From G.ART Curator: “Nude and Beautiful”
There has never been a more problematic genre in the history of art than the nude. It was born out of a natural observation: naked hunters running along cave walls, the lush Venus of Willendorf, created almost 30,000 years ago, is beautiful in its own way. In some periods the naked body was glorified, in others it was transformed into a symbol of sinfulness. The XIX century was the age of mishaps – images of naked people in mythological and religious contexts were common everywhere, but simple townswomen were considered to be absolutely indecent! Francisco Goya’s painting Maha Nude was banned by the Inquisition, and a terrible scandal broke out in Paris because of Edouard Manet’s Olympia. In modernist art the human body has undergone many experiments, has revealed all its secrets and has been completely, it seems, legitimized – but it continues to provoke controversy, for example, in its gender aspect. Still, there is no genre more beautiful than the nude. Even today it poses difficult technical and aesthetic challenges to artists. Several artists working with nudes are presented on G.ART online platform. Each of them found their own technique, their own images.

Emin Asgerov‘s Natura combines lyricism and light irony. In the foreground is a luxurious silk bedspread, worthy of the prettiest oriental beauties. But it does not envelop an ideal woman with large hands, big feet and funny vivid, dreamy face. A woman whose naturalness is far more attractive than her cold ideal.

Zakir Akhmedov reveals the nude genre in both sculpture and painting: graceful lines, elongated bodies, thin arms. His people are more like dreams as if they wish to leave their corporeality, to turn into the wind, into streams of water. But in In Bed the artist allows the characters to remain in reality – to love each other, to wake up in one bed in the morning and to drink tart red wine.

Elitsa Baramova-Baramó‘s graphic nudes are like a Möbius strip, it is impossible to separate the inside from the outside. We see both the female silhouette and what is inside, in the soul. We see the double profile as if the face changes before our eyes. We see the hands turn into wings, as if in a magical fairy tale. Black and white, sadness and love, life and death – all before us in a single moment.

Pavlo Yarmolyk works in tempera on gesso. It is an iconographic technique, it has the spirit of the time, and there are allusions to old paintings. But at the same time, it seems as if the people depicted are looking back at us from the distant future. They are somewhat cold and detached, their proportions calculated, they have everything – the austerity of Egyptian statues and Raphaelian light.
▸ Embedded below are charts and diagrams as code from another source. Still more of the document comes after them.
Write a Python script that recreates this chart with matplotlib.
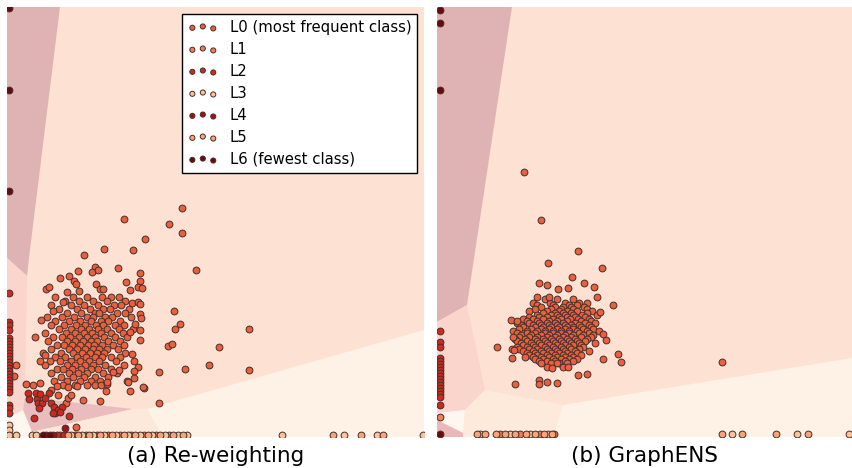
import matplotlib
matplotlib.use('Agg')
import matplotlib.pyplot as plt
from matplotlib.patches import Polygon, Rectangle

# ---------------- classes ----------------
CLASS_NAMES = ['L0 (most frequent class)', 'L1', 'L2', 'L3', 'L4', 'L5', 'L6 (fewest class)']
CLASS_COLORS = ['#e9603f', '#f07f58', '#cd2a1f', '#fcc39b', '#a11218', '#f9a37a', '#660a0e']
PANEL_TITLES = ['(a) Re-weighting', '(b) GraphENS']

# ---------------- panel (a) : Re-weighting ----------------
A_XLIM = (0, 417)
A_YLIM = (0, 430)

# dense core of class L0, stored as (y, [x, ...]) rows
A_L0_CORE = [
    (140, [48, 66, 80, 95, 104, 112]),
    (136, [58, 72, 86, 100, 118]),
    (132, [44, 64, 77, 91, 107, 114]),
    (128, [52, 70, 83, 96, 103, 122]),
    (124, [60, 74, 88, 92, 110, 118]),
    (120, [40, 55, 67, 80, 86, 98, 105, 124]),
    (116, [48, 62, 73, 84, 94, 101, 113]),
    (112, [44, 57, 69, 78, 89, 96, 108, 117]),
    (108, [52, 64, 74, 82, 91, 100, 112, 126]),
    (104, [38, 59, 68, 77, 85, 94, 104, 116]),
    (100, [46, 55, 63, 72, 80, 88, 97, 108, 120]),
    (96, [41, 60, 68, 76, 84, 90, 101, 113]),
    (92, [50, 57, 65, 73, 81, 87, 95, 106, 117]),
    (88, [44, 62, 70, 78, 86, 92, 100, 111]),
    (84, [36, 54, 66, 75, 83, 90, 97, 118]),
    (80, [48, 58, 70, 79, 88, 95, 104, 113]),
    (76, [43, 53, 64, 73, 82, 92, 109]),
    (72, [38, 60, 68, 78, 86, 98, 117]),
    (68, [50, 56, 65, 74, 84, 91, 104]),
    (64, [44, 62, 71, 80, 96, 110]),
    (60, [54, 66, 77, 88, 101]),
    (56, [47, 60, 73, 84, 93]),
    (52, [56, 68, 80, 88]),
]
A_L0_EXTRA = [
    (175, 229), (117, 218), (162, 213), (175, 204), (138, 198), (97, 188), (126, 187),
    (77, 182), (189, 167), (111, 169), (71, 166), (88, 170), (85, 165), (91, 167),
    (53, 159), (62, 161), (67, 156), (69, 153), (133, 164), (119, 155), (133, 156),
    (123, 147), (131, 150), (135, 149), (39, 148), (42, 150), (60, 145), (72, 146),
    (89, 153), (93, 148), (96, 148), (167, 126), (242, 108), (168, 108), (173, 113),
    (161, 91), (165, 93), (212, 90), (202, 72), (178, 68), (152, 65), (242, 67),
    (28, 100), (19, 53), (26, 52), (33, 76), (38, 82), (34, 117), (46, 126), (56, 135),
    (125, 134), (131, 135), (133, 133), (133, 123), (134, 119), (128, 113), (123, 105),
    (133, 107), (133, 97), (125, 83), (127, 76), (131, 70), (127, 66), (127, 59),
    (120, 56), (123, 46), (137, 49), (99, 46), (94, 52), (100, 53), (112, 67), (106, 65),
    (76, 37), (93, 36), (152, 34), (59, 34), (61, 39), (69, 10), (33, 54), (44, 47),
    (50, 51), (61, 50), (70, 51), (100, 55), (121, 55), (136, 50), (51, 42), (64, 42),
    (9, 72), (7, 61),
]
A_L1 = [(53, 2), (68, 2), (79, 2), (90, 2), (101, 2), (113, 2), (124, 2), (137, 2),
        (149, 2), (162, 2)]
A_L2 = [(2, 144), (2, 115), (2, 112), (2, 107), (2, 99), (2, 96), (2, 93), (2, 90),
        (2, 87), (2, 84), (2, 81), (2, 78), (2, 75), (2, 72), (2, 69), (2, 66), (2, 63),
        (2, 60), (2, 57), (2, 54), (2, 51), (2, 48), (2, 45), (2, 32), (2, 29), (2, 24),
        (21, 44), (22, 38), (30, 38), (31, 34), (29, 44), (33, 43), (35, 34), (32, 29),
        (42, 44), (44, 34), (47, 30), (48, 24), (51, 27), (55, 30), (53, 25), (46, 24),
        (27, 19), (62, 21), (38, 39), (50, 2), (57, 2)]
A_L3 = [(2, 12), (2, 7), (2, 2), (9, 2), (25, 2), (29, 2), (64, 2), (75, 2), (86, 2),
        (97, 2), (109, 2), (121, 2), (133, 2), (145, 2), (158, 2), (171, 2), (180, 2),
        (275, 2), (337, 2), (370, 2), (416, 2)]
A_L4 = [(58, 9), (39, 2), (46, 2)]
A_L5 = [(61, 2), (71, 2), (82, 2), (93, 2), (105, 2), (117, 2), (128, 2), (141, 2),
        (153, 2), (166, 2), (176, 2), (326, 2), (354, 2), (376, 2)]
A_L6 = [(2, 429), (2, 347), (2, 246), (36, 2), (43, 2)]

# decision regions of panel (a)
A_REGION_BG = '#fde2d3'
A_REGIONS = [
    ('#dfb3b3', [(0, 430), (53, 430), (22, 179), (20, 161), (0, 179)]),
    ('#f9d5cb', [(0, 179), (20, 161), (18, 40), (16, 27), (0, 19)]),
    ('#ebbcbd', [(18, 40), (126, 28), (25, 5), (16, 27)]),
    ('#fde8dc', [(25, 5), (126, 28), (140, 28), (156, 0), (27, 0)]),
    ('#fef2e7', [(140, 28), (417, 107), (417, 0), (156, 0)]),
    ('#fef6ef', [(0, 19), (16, 27), (25, 5), (27, 0), (0, 0)]),
]

# ---------------- panel (b) : GraphENS ----------------
B_XLIM = (0, 415)
B_YLIM = (0, 430)

B_L0_CORE = [
    (138, [108, 120, 136]),
    (134, [96, 113, 128, 142, 150]),
    (132, [100, 116, 132, 140]),
    (130, [104, 118, 126, 134, 147]),
    (128, [98, 114, 124, 136, 150]),
    (126, [92, 110, 122, 130, 140, 155]),
    (124, [106, 118, 126, 134, 150]),
    (122, [100, 114, 120, 128, 136, 145, 160]),
    (120, [92, 102, 110, 122, 130, 138, 148]),
    (118, [86, 96, 106, 116, 124, 133, 141, 152]),
    (116, [90, 100, 112, 120, 130, 144, 154]),
    (114, [80, 92, 102, 110, 118, 126, 138, 148, 158]),
    (112, [84, 96, 104, 112, 120, 128, 134, 142, 152]),
    (110, [86, 98, 106, 114, 122, 130, 136, 144, 154]),
    (108, [82, 94, 104, 112, 120, 128, 136, 146, 156]),
    (106, [76, 90, 100, 108, 116, 124, 132, 140, 150, 162]),
    (104, [80, 90, 98, 108, 116, 124, 132, 142, 152]),
    (102, [84, 94, 104, 112, 120, 128, 136, 146, 156]),
    (100, [82, 92, 100, 110, 118, 126, 134, 144, 154]),
    (98, [78, 88, 98, 106, 114, 122, 130, 138, 150]),
    (96, [80, 90, 100, 108, 116, 124, 132, 140, 148]),
    (94, [84, 94, 102, 110, 118, 126, 134, 142, 158]),
    (92, [86, 96, 104, 112, 120, 128, 136, 144]),
    (90, [80, 90, 98, 108, 116, 124, 132, 146]),
    (88, [82, 92, 100, 110, 118, 126, 134, 142]),
    (86, [86, 96, 104, 112, 120, 128, 138, 152]),
    (84, [90, 98, 106, 114, 122, 130, 140]),
    (82, [92, 100, 110, 118, 126, 134, 144]),
    (80, [96, 104, 112, 120, 128, 136]),
    (78, [98, 106, 116, 124, 132, 140]),
    (76, [102, 110, 118, 128, 136]),
    (74, [104, 114, 122, 130]),
    (70, [110, 126]),
]
B_L0_EXTRA = [
    (87, 265), (104, 217), (141, 186), (111, 174), (165, 169), (135, 160), (102, 154),
    (110, 152), (60, 90), (78, 53), (102, 57), (102, 53), (110, 55), (120, 54),
    (181, 83), (184, 75), (166, 78), (176, 132), (169, 97), (166, 103), (141, 62),
    (150, 63), (285, 75), (74, 117), (80, 116), (76, 100), (75, 88), (77, 87), (75, 79),
    (88, 80), (100, 140), (112, 140), (121, 148), (131, 149), (147, 154), (157, 150),
    (160, 140), (163, 125), (115, 69), (120, 74), (131, 70),
]
B_L1 = [(3, 20), (63, 3), (83, 3), (103, 3), (117, 3)]
B_L2 = [(3, 106), (3, 95), (3, 90), (3, 79), (3, 76), (3, 73), (3, 70), (3, 67), (3, 64),
        (3, 61), (3, 58), (3, 55), (3, 52), (3, 49), (3, 46), (3, 43), (3, 40), (3, 32)]
B_L3 = [(43, 3), (73, 3), (93, 3), (111, 3), (295, 3), (360, 3), (412, 3)]
B_L4 = []
B_L5 = [(40, 3), (48, 3), (59, 3), (68, 3), (78, 3), (89, 3), (98, 3), (107, 3), (115, 3),
        (285, 3), (305, 3), (339, 3), (371, 3)]
B_L6 = [(3, 427), (3, 414), (3, 347), (3, 3)]

B_REGION_BG = '#fde2d3'
B_REGIONS = [
    ('#dfb3b3', [(0, 430), (75, 430), (30, 132), (0, 115)]),
    ('#f9d5cb', [(0, 115), (30, 132), (48, 47), (28, 27), (0, 24)]),
    ('#fdeadb', [(48, 47), (126, 32), (116, 0), (26, 0), (26, 4), (28, 27)]),
    ('#fef2e6', [(126, 32), (415, 79), (415, 0), (116, 0)]),
    ('#fef7f1', [(0, 24), (28, 27), (26, 4), (0, 17)]),
    ('#ebb7b9', [(0, 17), (26, 4), (26, 0), (0, 0)]),
]


def expand_rows(rows):
    return [(x, y) for y, xs in rows for x in xs]


def draw_panel(ax, xlim, ylim, bg, regions, class_points):
    ax.set_xlim(*xlim)
    ax.set_ylim(*ylim)
    ax.axis('off')
    ax.add_patch(Rectangle((xlim[0], ylim[0]), xlim[1] - xlim[0], ylim[1] - ylim[0],
                           facecolor=bg, edgecolor='none', zorder=0))
    for color, verts in regions:
        ax.add_patch(Polygon(verts, closed=True, facecolor=color, edgecolor='none', zorder=1))
    handles = []
    for k, pts in enumerate(class_points):
        xs = [p[0] for p in pts]
        ys = [p[1] for p in pts]
        h = ax.scatter(xs, ys, s=24, c=CLASS_COLORS[k], edgecolors='#4a2c2a',
                       linewidths=0.7, zorder=3 + k, label=CLASS_NAMES[k])
        handles.append(h)
    return handles


fig = plt.figure(figsize=(8.52, 4.68), dpi=100)
ax_a = fig.add_axes([7 / 852, 31 / 468, 417 / 852, 430 / 468])
ax_b = fig.add_axes([437 / 852, 31 / 468, 415 / 852, 430 / 468])

a_points = [expand_rows(A_L0_CORE) + A_L0_EXTRA, A_L1, A_L2, A_L3, A_L4, A_L5, A_L6]
b_points = [expand_rows(B_L0_CORE) + B_L0_EXTRA, B_L1, B_L2, B_L3, B_L4, B_L5, B_L6]

handles = draw_panel(ax_a, A_XLIM, A_YLIM, A_REGION_BG, A_REGIONS, a_points)
draw_panel(ax_b, B_XLIM, B_YLIM, B_REGION_BG, B_REGIONS, b_points)

leg = ax_a.legend(handles, CLASS_NAMES, loc='upper right', scatterpoints=3,
                  fontsize=10.75, labelspacing=0.47, fancybox=False, framealpha=1,
                  edgecolor='black', markerscale=0.75, borderaxespad=0.45)
leg.get_frame().set_linewidth(1.0)
leg.set_zorder(20)

for ax, title in zip([ax_a, ax_b], PANEL_TITLES):
    ax.text(0.5, -0.058, title, transform=ax.transAxes, ha='center', va='baseline',
            fontsize=15.5)

fig.savefig('out.png', dpi=100)
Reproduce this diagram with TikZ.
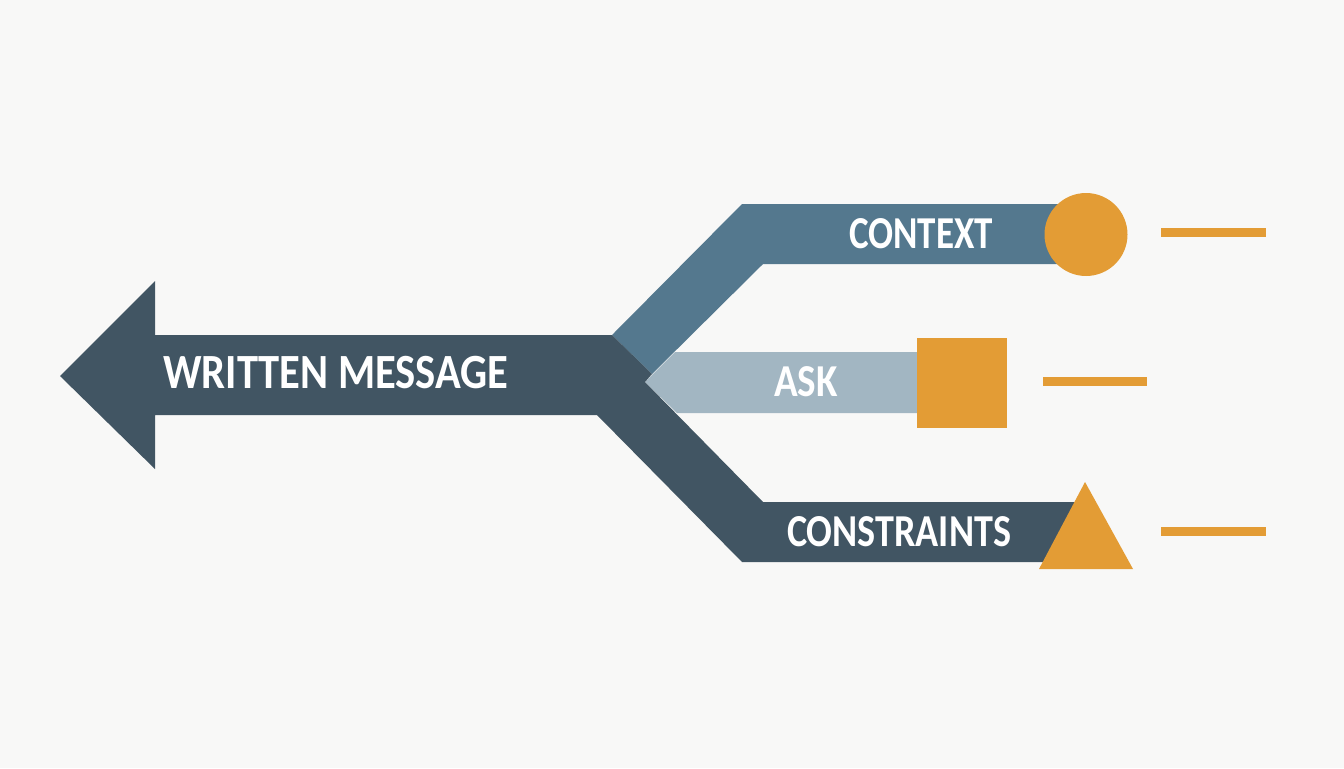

Rafail Aliyev‘s painting also has a long tradition, the laconicism of old frescoes. He works boldly with large planes, but, thanks to the texture, makes them light as if glowing from within. His nude simultaneously resembles both a proud, robust ancient Greek goddess-Cora and a simple woman, accustomed to work, to the hot sun, and to the weight of heavy baskets filled with ripe apples.

Svetlana Malakhova works with the nude a lot and consistently, she is seriously passionate about the genre. Her classical education has given her an excellent realistic technique, but Svetlana doesn’t just paint from nature, she conceptualizes corporeality. Through the flesh (full and thin, at rest and in motion, young and not so young) she tries to understand what man is, what he is like, what he fears and what he desires.

Mikheil Balavadze calls his technique modern impressionism, where the impression of nature, the general image, is very important. In Eva’s work, this is the image of an ideal woman, a beauty that reaches cosmic proportions. There is nothing superfluous here except for the perfect human body and the stars. Eva is the Mother of all living things, the beginning of the race, and her inviting gesture means love.

Eduard Belsky‘s paintings are expressionistic and his work never seems to be set in stone, everything is in a process of formation. The young girl is depicted in profile, with touching shoulder blades, a thin neck, and a soft semi-face. But the red, loud-sounding background gives the young sitter significance and the work certain solemnity.